Palm Beach Post--April 16, 2008

Palm Beach Post Washington Bureau

WASHINGTON — Sen. Mel Martinez, R-Fla., introduced legislation on Tuesday to clamp down on the home appraisal industry that lawmakers say contributed to severe mortgage woes.

The bill, co-authored by Sen. Bob Casey, D-Pa., targets what legislators described as mortgage fraud and "house-flipping schemes," where appraisers collude with mortgage brokers to inflate the price of a home.

The Casey-Martinez bill requires mortgage originators to conduct a second independent appraisal if a home is being resold within 180 days and to make all appraisal valuations available to the credit applicant at least three days before transactions close. Appraisers also must hold proper qualifications and physically visit properties.

Violators of the provision initially would be fined $10,000 and then $20,000 on a second offense.

"As former housing secretary, one of the problems we faced was flippers who were in fact flipping houses with the assistance and collusion of appraisers," Martinez said.

The co-authors expressed confidence that the bill could be passed within this legislative session.

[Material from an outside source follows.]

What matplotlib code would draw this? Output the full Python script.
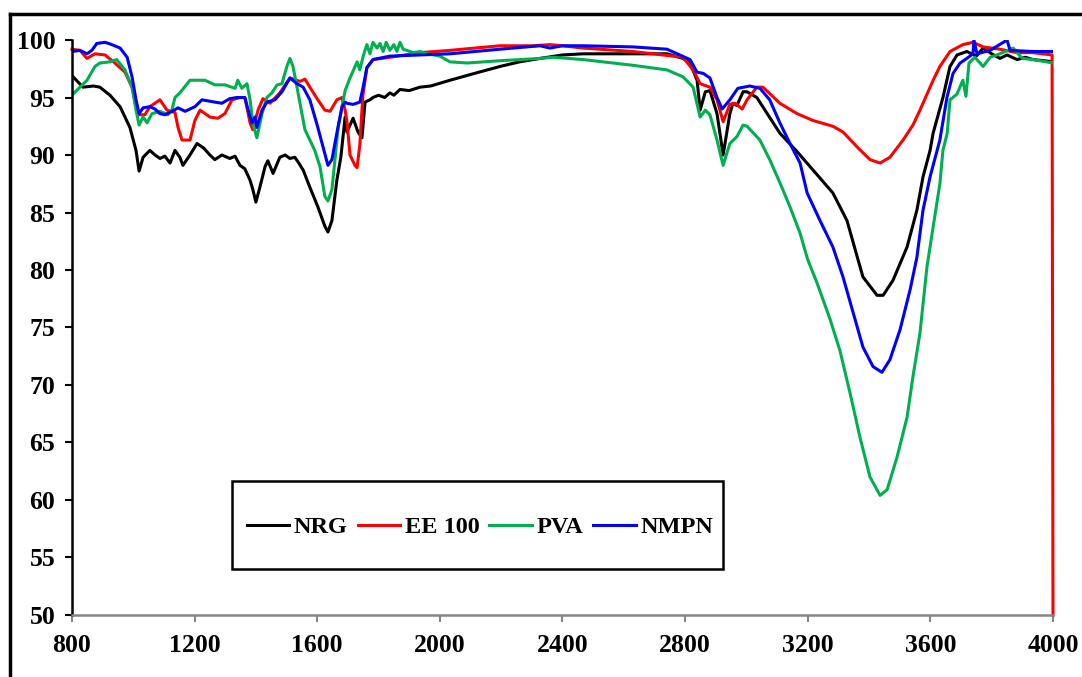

Casey and Martinez touted their bicameral, bipartisan support as House representatives from both parties joined them for a briefing on Capitol Hill.

"This is one of several good, bipartisan proposals that could be enacted now," said Rep. Judy Biggert, R-Ill. Biggert expected the "noncontroversial bill" to dodge the usual political snags, saying that it "does not discourage investment or waste taxpayer money to bail out those who engaged in inappropriate or recklessly irresponsible behavior."

Also on Tuesday, Martinez, President Bush’s first housing secretary until 2003, defended his successor, Alphonso Jackson, who resigned this month amid criticism that his inadequate oversight resulted in the housing meltdown.

When asked what role Jackson played in the unfolding crisis, Martinez replied: "None whatsoever."